Dataset extract -
+--

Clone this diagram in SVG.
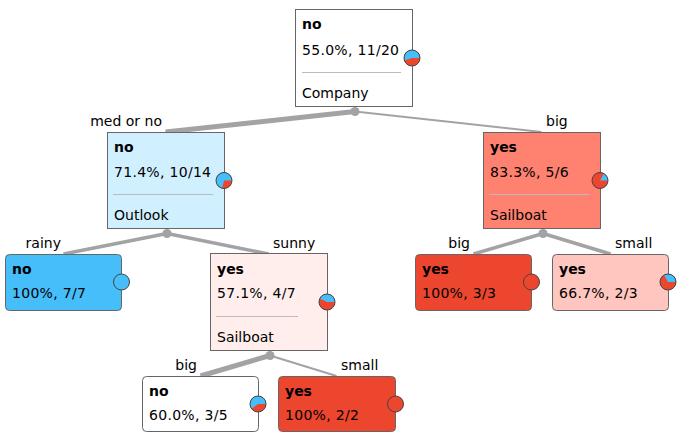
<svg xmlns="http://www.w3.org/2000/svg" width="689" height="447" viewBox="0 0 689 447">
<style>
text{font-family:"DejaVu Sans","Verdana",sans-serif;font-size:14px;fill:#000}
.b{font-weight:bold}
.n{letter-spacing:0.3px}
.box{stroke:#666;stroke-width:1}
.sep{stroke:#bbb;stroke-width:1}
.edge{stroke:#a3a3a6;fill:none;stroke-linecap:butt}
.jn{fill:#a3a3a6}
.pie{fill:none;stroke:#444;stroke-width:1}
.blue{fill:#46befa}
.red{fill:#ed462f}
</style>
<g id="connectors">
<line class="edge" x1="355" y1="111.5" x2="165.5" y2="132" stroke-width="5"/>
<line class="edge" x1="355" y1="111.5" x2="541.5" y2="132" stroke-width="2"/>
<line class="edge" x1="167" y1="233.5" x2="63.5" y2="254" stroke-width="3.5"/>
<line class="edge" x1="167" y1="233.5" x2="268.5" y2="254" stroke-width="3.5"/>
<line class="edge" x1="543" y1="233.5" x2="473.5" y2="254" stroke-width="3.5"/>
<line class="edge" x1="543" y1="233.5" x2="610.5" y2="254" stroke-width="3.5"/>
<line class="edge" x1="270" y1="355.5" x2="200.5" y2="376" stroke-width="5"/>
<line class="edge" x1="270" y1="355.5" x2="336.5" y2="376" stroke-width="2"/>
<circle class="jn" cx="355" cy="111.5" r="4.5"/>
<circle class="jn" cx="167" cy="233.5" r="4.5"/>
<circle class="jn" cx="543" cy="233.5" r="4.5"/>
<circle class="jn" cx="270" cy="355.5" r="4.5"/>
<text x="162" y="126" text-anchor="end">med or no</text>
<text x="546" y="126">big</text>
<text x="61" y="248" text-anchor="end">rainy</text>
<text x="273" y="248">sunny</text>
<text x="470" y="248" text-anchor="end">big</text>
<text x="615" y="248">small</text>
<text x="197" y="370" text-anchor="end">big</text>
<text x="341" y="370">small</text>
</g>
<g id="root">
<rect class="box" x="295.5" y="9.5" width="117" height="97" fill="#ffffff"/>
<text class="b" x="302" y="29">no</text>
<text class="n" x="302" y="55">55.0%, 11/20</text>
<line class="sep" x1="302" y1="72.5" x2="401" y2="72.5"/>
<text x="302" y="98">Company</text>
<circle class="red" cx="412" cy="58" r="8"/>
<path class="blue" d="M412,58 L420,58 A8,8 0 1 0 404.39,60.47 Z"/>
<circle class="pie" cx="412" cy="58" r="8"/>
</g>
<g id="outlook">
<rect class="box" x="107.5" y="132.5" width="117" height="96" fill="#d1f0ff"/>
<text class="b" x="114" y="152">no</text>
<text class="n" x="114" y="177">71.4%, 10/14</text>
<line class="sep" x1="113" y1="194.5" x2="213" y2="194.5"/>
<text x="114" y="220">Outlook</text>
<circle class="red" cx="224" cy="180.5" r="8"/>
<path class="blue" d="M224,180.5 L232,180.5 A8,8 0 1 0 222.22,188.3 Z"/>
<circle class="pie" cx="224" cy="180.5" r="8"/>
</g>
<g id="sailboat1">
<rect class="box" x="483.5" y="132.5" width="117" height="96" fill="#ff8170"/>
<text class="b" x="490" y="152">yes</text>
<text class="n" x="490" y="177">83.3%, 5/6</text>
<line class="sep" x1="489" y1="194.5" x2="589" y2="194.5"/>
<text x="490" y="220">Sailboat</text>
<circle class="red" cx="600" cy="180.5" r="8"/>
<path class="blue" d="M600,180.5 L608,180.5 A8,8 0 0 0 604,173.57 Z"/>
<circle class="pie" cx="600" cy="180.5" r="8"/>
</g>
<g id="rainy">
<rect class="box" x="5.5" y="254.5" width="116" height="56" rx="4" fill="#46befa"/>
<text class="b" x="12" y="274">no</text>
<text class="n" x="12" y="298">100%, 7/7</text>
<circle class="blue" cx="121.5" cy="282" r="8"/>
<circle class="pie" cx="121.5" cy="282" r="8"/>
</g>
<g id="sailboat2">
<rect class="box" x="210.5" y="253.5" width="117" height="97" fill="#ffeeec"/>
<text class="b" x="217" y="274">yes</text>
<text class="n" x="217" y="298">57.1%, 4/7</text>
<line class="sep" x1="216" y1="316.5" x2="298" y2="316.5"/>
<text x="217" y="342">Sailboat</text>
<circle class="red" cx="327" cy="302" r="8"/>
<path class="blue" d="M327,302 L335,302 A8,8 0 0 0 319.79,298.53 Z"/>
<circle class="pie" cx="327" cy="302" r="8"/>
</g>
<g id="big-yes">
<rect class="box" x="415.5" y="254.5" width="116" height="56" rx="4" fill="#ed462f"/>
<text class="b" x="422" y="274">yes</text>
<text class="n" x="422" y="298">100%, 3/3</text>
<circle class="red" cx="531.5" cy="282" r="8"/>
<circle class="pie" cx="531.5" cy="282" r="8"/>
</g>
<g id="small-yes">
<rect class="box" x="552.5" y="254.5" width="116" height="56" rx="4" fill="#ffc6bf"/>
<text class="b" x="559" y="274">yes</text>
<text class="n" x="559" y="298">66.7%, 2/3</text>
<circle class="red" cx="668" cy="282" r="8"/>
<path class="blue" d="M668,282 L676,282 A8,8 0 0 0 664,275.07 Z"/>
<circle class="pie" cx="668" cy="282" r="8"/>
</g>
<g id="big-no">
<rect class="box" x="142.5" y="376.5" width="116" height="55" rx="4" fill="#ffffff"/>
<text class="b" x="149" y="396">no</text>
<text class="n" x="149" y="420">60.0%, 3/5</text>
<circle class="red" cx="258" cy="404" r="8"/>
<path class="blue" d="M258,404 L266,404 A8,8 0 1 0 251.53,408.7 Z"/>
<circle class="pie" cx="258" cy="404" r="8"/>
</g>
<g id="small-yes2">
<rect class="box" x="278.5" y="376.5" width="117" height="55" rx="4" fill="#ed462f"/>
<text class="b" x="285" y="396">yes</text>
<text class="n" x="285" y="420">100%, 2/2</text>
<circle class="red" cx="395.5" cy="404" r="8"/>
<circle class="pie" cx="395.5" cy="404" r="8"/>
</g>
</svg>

+--

What is required - Without including any pictures, reproduce the listing exactly.

Reply -
Clone this diagram in SVG.
<svg xmlns="http://www.w3.org/2000/svg" width="689" height="447" viewBox="0 0 689 447">
<style>
text{font-family:"DejaVu Sans","Verdana",sans-serif;font-size:14px;fill:#000}
.b{font-weight:bold}
.n{letter-spacing:0.3px}
.box{stroke:#666;stroke-width:1}
.sep{stroke:#bbb;stroke-width:1}
.edge{stroke:#a3a3a6;fill:none;stroke-linecap:butt}
.jn{fill:#a3a3a6}
.pie{fill:none;stroke:#444;stroke-width:1}
.blue{fill:#46befa}
.red{fill:#ed462f}
</style>
<g id="connectors">
<line class="edge" x1="355" y1="111.5" x2="165.5" y2="132" stroke-width="5"/>
<line class="edge" x1="355" y1="111.5" x2="541.5" y2="132" stroke-width="2"/>
<line class="edge" x1="167" y1="233.5" x2="63.5" y2="254" stroke-width="3.5"/>
<line class="edge" x1="167" y1="233.5" x2="268.5" y2="254" stroke-width="3.5"/>
<line class="edge" x1="543" y1="233.5" x2="473.5" y2="254" stroke-width="3.5"/>
<line class="edge" x1="543" y1="233.5" x2="610.5" y2="254" stroke-width="3.5"/>
<line class="edge" x1="270" y1="355.5" x2="200.5" y2="376" stroke-width="5"/>
<line class="edge" x1="270" y1="355.5" x2="336.5" y2="376" stroke-width="2"/>
<circle class="jn" cx="355" cy="111.5" r="4.5"/>
<circle class="jn" cx="167" cy="233.5" r="4.5"/>
<circle class="jn" cx="543" cy="233.5" r="4.5"/>
<circle class="jn" cx="270" cy="355.5" r="4.5"/>
<text x="162" y="126" text-anchor="end">med or no</text>
<text x="546" y="126">big</text>
<text x="61" y="248" text-anchor="end">rainy</text>
<text x="273" y="248">sunny</text>
<text x="470" y="248" text-anchor="end">big</text>
<text x="615" y="248">small</text>
<text x="197" y="370" text-anchor="end">big</text>
<text x="341" y="370">small</text>
</g>
<g id="root">
<rect class="box" x="295.5" y="9.5" width="117" height="97" fill="#ffffff"/>
<text class="b" x="302" y="29">no</text>
<text class="n" x="302" y="55">55.0%, 11/20</text>
<line class="sep" x1="302" y1="72.5" x2="401" y2="72.5"/>
<text x="302" y="98">Company</text>
<circle class="red" cx="412" cy="58" r="8"/>
<path class="blue" d="M412,58 L420,58 A8,8 0 1 0 404.39,60.47 Z"/>
<circle class="pie" cx="412" cy="58" r="8"/>
</g>
<g id="outlook">
<rect class="box" x="107.5" y="132.5" width="117" height="96" fill="#d1f0ff"/>
<text class="b" x="114" y="152">no</text>
<text class="n" x="114" y="177">71.4%, 10/14</text>
<line class="sep" x1="113" y1="194.5" x2="213" y2="194.5"/>
<text x="114" y="220">Outlook</text>
<circle class="red" cx="224" cy="180.5" r="8"/>
<path class="blue" d="M224,180.5 L232,180.5 A8,8 0 1 0 222.22,188.3 Z"/>
<circle class="pie" cx="224" cy="180.5" r="8"/>
</g>
<g id="sailboat1">
<rect class="box" x="483.5" y="132.5" width="117" height="96" fill="#ff8170"/>
<text class="b" x="490" y="152">yes</text>
<text class="n" x="490" y="177">83.3%, 5/6</text>
<line class="sep" x1="489" y1="194.5" x2="589" y2="194.5"/>
<text x="490" y="220">Sailboat</text>
<circle class="red" cx="600" cy="180.5" r="8"/>
<path class="blue" d="M600,180.5 L608,180.5 A8,8 0 0 0 604,173.57 Z"/>
<circle class="pie" cx="600" cy="180.5" r="8"/>
</g>
<g id="rainy">
<rect class="box" x="5.5" y="254.5" width="116" height="56" rx="4" fill="#46befa"/>
<text class="b" x="12" y="274">no</text>
<text class="n" x="12" y="298">100%, 7/7</text>
<circle class="blue" cx="121.5" cy="282" r="8"/>
<circle class="pie" cx="121.5" cy="282" r="8"/>
</g>
<g id="sailboat2">
<rect class="box" x="210.5" y="253.5" width="117" height="97" fill="#ffeeec"/>
<text class="b" x="217" y="274">yes</text>
<text class="n" x="217" y="298">57.1%, 4/7</text>
<line class="sep" x1="216" y1="316.5" x2="298" y2="316.5"/>
<text x="217" y="342">Sailboat</text>
<circle class="red" cx="327" cy="302" r="8"/>
<path class="blue" d="M327,302 L335,302 A8,8 0 0 0 319.79,298.53 Z"/>
<circle class="pie" cx="327" cy="302" r="8"/>
</g>
<g id="big-yes">
<rect class="box" x="415.5" y="254.5" width="116" height="56" rx="4" fill="#ed462f"/>
<text class="b" x="422" y="274">yes</text>
<text class="n" x="422" y="298">100%, 3/3</text>
<circle class="red" cx="531.5" cy="282" r="8"/>
<circle class="pie" cx="531.5" cy="282" r="8"/>
</g>
<g id="small-yes">
<rect class="box" x="552.5" y="254.5" width="116" height="56" rx="4" fill="#ffc6bf"/>
<text class="b" x="559" y="274">yes</text>
<text class="n" x="559" y="298">66.7%, 2/3</text>
<circle class="red" cx="668" cy="282" r="8"/>
<path class="blue" d="M668,282 L676,282 A8,8 0 0 0 664,275.07 Z"/>
<circle class="pie" cx="668" cy="282" r="8"/>
</g>
<g id="big-no">
<rect class="box" x="142.5" y="376.5" width="116" height="55" rx="4" fill="#ffffff"/>
<text class="b" x="149" y="396">no</text>
<text class="n" x="149" y="420">60.0%, 3/5</text>
<circle class="red" cx="258" cy="404" r="8"/>
<path class="blue" d="M258,404 L266,404 A8,8 0 1 0 251.53,408.7 Z"/>
<circle class="pie" cx="258" cy="404" r="8"/>
</g>
<g id="small-yes2">
<rect class="box" x="278.5" y="376.5" width="117" height="55" rx="4" fill="#ed462f"/>
<text class="b" x="285" y="396">yes</text>
<text class="n" x="285" y="420">100%, 2/2</text>
<circle class="red" cx="395.5" cy="404" r="8"/>
<circle class="pie" cx="395.5" cy="404" r="8"/>
</g>
</svg>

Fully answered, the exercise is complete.